**AIM OF THE TASK**. Look for the string "this" in the lines and copy each line that has it.

--- RECORDS SUPPLIED ---

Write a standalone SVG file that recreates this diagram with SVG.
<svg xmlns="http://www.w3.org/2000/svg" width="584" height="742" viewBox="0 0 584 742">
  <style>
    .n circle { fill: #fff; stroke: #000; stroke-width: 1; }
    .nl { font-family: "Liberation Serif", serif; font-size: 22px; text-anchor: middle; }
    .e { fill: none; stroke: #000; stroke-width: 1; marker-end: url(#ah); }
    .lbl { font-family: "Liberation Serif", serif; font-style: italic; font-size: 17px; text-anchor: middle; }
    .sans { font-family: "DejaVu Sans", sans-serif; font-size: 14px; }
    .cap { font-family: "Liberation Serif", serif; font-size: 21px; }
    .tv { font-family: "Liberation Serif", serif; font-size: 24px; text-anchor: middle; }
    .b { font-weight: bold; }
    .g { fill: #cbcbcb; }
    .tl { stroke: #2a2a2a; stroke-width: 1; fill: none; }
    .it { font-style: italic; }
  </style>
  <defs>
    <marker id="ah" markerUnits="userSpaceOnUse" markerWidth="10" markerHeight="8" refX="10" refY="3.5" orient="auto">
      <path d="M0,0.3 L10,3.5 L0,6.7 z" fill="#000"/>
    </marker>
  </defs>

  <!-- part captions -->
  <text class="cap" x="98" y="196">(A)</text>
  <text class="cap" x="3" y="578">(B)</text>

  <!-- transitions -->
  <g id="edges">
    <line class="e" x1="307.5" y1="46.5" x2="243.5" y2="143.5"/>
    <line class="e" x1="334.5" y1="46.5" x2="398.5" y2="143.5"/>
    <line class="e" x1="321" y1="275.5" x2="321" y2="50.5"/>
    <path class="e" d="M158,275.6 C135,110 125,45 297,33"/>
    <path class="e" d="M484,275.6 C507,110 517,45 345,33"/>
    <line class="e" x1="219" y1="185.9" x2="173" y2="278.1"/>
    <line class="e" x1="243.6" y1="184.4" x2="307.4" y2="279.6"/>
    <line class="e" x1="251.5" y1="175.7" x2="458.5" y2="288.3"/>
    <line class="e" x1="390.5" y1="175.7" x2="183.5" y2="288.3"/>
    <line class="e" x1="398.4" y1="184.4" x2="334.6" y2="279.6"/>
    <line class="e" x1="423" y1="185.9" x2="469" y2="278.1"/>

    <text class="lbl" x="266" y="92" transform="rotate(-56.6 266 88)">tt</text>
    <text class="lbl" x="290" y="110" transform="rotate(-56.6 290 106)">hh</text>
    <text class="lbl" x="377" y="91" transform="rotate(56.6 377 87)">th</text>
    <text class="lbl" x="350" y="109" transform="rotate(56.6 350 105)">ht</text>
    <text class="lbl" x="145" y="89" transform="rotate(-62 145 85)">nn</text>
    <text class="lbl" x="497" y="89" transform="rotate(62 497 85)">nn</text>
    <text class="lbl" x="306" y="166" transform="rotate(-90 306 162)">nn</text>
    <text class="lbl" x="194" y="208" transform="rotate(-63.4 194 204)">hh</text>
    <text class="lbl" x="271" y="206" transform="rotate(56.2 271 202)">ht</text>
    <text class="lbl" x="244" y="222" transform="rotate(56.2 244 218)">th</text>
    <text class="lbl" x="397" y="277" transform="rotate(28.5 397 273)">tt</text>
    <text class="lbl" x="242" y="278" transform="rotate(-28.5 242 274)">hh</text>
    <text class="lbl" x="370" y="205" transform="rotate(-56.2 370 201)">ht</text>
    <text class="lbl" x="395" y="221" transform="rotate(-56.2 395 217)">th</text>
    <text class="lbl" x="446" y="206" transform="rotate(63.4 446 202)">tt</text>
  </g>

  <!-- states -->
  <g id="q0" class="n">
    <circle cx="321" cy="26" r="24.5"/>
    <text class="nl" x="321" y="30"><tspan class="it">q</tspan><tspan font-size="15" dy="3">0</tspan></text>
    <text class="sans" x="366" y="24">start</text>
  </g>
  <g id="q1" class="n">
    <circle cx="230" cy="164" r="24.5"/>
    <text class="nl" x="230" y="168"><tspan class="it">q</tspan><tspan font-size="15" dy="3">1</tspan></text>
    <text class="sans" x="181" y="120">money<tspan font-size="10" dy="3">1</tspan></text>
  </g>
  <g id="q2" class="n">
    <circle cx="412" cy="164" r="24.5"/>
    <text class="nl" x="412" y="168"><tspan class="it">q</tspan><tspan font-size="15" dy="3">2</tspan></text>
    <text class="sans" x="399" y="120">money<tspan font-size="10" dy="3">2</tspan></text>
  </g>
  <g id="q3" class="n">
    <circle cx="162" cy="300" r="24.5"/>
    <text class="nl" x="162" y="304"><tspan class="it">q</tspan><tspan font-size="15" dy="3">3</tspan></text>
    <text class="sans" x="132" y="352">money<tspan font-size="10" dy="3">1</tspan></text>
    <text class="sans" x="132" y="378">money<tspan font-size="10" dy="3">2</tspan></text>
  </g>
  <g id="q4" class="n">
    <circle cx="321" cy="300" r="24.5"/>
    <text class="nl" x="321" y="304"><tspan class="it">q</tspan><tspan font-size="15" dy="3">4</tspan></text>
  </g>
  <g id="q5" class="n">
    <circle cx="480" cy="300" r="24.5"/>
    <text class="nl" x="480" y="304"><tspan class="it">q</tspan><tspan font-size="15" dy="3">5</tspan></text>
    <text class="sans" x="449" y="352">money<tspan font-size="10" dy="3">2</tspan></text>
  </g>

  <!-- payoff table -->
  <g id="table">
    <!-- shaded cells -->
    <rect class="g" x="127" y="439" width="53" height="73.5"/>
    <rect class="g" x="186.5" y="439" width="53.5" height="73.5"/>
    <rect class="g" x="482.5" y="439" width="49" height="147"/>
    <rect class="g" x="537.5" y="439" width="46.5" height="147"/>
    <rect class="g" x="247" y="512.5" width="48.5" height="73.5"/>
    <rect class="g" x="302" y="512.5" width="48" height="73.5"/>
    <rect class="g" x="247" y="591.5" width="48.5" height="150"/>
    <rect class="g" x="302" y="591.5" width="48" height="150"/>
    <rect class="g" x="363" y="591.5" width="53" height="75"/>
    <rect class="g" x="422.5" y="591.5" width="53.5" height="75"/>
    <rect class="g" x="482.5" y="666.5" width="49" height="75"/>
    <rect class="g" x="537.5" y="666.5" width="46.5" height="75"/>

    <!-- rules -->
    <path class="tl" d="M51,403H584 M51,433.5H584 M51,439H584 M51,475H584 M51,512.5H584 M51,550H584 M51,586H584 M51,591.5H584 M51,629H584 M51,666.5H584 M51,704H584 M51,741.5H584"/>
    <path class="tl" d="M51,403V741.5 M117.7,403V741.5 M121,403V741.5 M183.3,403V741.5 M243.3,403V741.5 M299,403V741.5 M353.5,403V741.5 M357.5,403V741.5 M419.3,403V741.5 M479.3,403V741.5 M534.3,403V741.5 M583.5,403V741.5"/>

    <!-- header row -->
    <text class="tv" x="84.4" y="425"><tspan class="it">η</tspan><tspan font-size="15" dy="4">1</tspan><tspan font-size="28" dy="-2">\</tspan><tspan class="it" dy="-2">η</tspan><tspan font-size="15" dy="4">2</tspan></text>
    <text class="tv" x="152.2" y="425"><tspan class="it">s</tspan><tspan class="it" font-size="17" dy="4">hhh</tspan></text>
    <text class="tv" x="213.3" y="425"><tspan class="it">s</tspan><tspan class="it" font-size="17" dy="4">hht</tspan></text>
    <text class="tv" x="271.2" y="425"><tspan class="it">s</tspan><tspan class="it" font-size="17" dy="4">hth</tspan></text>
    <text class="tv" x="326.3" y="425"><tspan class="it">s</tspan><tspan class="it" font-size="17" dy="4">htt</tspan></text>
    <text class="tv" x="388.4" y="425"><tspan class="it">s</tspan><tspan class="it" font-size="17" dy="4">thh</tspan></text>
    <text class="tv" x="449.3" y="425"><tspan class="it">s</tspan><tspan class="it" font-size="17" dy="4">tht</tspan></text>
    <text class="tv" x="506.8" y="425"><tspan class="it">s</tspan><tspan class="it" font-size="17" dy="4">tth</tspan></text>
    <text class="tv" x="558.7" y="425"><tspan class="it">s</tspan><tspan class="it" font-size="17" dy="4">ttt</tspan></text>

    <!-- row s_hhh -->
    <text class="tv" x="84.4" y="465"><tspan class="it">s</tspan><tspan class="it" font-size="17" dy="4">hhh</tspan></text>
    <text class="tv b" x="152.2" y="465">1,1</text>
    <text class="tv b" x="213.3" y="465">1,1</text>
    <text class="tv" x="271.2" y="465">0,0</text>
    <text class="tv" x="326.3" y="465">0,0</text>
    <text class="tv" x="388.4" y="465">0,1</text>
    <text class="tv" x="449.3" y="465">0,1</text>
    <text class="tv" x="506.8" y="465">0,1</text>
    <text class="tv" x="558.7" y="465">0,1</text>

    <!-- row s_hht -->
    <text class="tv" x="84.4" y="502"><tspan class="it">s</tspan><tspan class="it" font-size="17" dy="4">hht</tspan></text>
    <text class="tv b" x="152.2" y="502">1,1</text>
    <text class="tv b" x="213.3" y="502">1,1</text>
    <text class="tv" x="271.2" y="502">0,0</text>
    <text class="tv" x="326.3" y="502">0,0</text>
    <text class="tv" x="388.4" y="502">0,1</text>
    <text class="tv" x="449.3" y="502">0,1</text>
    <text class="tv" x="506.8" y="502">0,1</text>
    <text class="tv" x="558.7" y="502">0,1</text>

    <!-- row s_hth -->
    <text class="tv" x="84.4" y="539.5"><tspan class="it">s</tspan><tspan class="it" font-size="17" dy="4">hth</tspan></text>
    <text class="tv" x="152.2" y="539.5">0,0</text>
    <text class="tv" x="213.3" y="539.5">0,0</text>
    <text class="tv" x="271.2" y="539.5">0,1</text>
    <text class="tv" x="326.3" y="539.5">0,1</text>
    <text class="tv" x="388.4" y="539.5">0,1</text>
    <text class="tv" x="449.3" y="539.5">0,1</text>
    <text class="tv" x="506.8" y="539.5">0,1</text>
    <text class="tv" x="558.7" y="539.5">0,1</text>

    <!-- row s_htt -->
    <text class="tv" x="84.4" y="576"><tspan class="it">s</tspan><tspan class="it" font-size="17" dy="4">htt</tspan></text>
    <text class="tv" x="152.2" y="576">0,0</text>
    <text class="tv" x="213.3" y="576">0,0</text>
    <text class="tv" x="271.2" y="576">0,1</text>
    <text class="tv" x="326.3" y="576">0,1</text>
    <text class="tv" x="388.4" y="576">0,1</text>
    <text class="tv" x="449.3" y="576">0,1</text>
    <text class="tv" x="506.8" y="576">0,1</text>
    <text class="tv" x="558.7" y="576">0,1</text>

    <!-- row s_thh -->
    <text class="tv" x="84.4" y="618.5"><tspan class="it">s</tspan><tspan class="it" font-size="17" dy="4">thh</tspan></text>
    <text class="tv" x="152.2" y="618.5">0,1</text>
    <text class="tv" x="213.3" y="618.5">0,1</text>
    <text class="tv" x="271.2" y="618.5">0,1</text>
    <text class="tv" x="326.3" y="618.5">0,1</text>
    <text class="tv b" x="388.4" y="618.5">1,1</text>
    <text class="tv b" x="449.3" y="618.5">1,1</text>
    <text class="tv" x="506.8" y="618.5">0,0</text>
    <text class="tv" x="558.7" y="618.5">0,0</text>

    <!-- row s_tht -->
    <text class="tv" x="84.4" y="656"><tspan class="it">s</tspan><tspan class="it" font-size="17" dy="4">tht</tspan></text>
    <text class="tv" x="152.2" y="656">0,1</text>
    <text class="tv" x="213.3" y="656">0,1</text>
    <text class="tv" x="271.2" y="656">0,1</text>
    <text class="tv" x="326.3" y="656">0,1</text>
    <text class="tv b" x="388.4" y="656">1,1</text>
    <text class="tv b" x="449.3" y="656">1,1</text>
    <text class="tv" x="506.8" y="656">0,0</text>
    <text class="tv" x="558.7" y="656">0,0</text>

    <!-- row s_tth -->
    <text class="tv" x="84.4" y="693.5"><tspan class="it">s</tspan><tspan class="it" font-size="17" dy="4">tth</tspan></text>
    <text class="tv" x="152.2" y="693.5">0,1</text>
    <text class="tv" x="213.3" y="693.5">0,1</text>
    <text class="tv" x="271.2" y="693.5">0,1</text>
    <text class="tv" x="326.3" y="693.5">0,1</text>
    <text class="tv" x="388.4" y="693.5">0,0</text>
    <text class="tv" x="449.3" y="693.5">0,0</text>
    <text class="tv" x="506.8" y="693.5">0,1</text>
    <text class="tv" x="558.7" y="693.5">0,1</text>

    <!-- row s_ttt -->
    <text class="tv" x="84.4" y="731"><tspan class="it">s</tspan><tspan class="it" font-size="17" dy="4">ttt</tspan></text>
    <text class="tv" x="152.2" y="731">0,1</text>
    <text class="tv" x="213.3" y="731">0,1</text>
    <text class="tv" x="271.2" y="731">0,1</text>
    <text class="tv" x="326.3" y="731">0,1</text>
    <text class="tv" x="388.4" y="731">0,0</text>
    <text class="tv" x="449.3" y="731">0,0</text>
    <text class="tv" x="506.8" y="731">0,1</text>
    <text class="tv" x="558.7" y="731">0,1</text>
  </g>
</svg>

---
--- RECORDS SUPPLIED ---

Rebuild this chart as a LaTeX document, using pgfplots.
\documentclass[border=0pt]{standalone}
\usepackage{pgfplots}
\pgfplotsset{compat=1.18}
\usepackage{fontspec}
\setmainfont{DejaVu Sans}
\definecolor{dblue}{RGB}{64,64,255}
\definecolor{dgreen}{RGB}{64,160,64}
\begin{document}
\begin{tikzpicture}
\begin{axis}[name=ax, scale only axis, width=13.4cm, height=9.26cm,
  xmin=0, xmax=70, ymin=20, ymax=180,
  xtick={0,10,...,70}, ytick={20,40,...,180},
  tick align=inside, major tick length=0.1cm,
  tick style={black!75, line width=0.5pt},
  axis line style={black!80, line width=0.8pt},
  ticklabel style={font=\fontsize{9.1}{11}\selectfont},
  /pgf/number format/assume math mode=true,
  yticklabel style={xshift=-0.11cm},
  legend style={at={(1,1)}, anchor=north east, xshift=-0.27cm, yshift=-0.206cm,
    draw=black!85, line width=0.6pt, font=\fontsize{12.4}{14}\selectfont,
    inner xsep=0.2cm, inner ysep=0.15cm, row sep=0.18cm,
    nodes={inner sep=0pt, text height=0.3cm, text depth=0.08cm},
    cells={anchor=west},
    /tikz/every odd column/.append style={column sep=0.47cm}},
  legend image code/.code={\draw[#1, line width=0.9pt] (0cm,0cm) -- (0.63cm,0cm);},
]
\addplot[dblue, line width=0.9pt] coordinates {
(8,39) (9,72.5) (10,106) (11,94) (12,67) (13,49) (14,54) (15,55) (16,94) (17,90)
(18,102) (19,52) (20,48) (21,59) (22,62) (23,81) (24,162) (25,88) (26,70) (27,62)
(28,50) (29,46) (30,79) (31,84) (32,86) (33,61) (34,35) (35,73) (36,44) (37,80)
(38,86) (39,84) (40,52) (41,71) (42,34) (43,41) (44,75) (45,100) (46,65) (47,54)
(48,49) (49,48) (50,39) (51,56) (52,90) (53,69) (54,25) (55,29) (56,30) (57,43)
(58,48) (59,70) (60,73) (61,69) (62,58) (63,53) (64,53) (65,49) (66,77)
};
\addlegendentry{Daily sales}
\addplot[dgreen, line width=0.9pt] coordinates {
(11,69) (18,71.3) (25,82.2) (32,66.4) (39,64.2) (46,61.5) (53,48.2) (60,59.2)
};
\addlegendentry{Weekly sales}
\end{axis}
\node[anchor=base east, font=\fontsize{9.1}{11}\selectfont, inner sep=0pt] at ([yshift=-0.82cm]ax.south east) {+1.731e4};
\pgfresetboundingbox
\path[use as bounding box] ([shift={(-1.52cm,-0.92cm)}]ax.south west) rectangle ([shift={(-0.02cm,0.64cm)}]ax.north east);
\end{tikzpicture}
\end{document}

---

**FINISHED EXERCISE**.
Write a standalone SVG file that recreates this diagram with SVG.
Rebuild this chart as a LaTeX document, using pgfplots.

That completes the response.